Of course it is natural to be fond of the country we were born and live in, and to admire its citizens’ past achievements; but we surely shouldn’t be expected to feel pride in those achievements, if we had no part in them, as we obviously won’t have done for most of ‘history’. I’m entitled to feel neither pride nor shame for my country of birth’s imperial past, for example, simply because I happen to live on the same little patch of the earth as the imperialists did 100 years ago. I can possibly admire that past, or regret it, or even help make up for the damage done by it; but I can bear no responsibility for most of it. We can’t choose where we were born or brought up. Immigrants can take pride in the countries they migrated to – they after all did (we presume) choose them. But not the native-born; and not with regard to their country’s past history. ‘I’m sorry, officer. It had nothing to do with me. I wasn’t there.’

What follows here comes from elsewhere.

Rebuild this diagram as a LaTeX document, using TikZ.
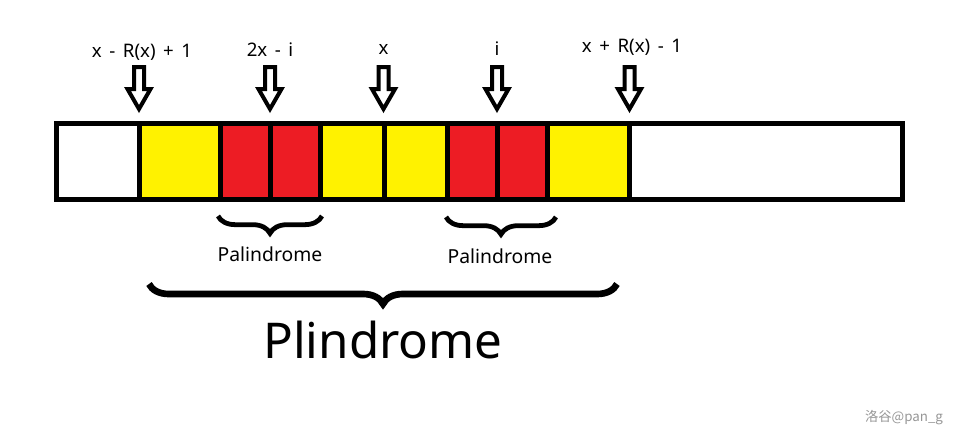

This is why Lia Nici’s implied insistence on blind allegiance to ‘flag and Queen’ is not something I can personally relate to. False or over-simplified history – which is what many of those in the current debate rely on – can be misleading. But so can factually accurate accounts, if they come without context. And surely our view of Britain’s relations with continental Europe need not depend on ‘history’ at all. There are other – and I would say much better – arguments both for Brexit and against it, leaving Britain’s past out of the equation entirely. ‘History’ should be handled gingerly and critically. And this advice comes from a professional historian; an ‘expert’, if you will.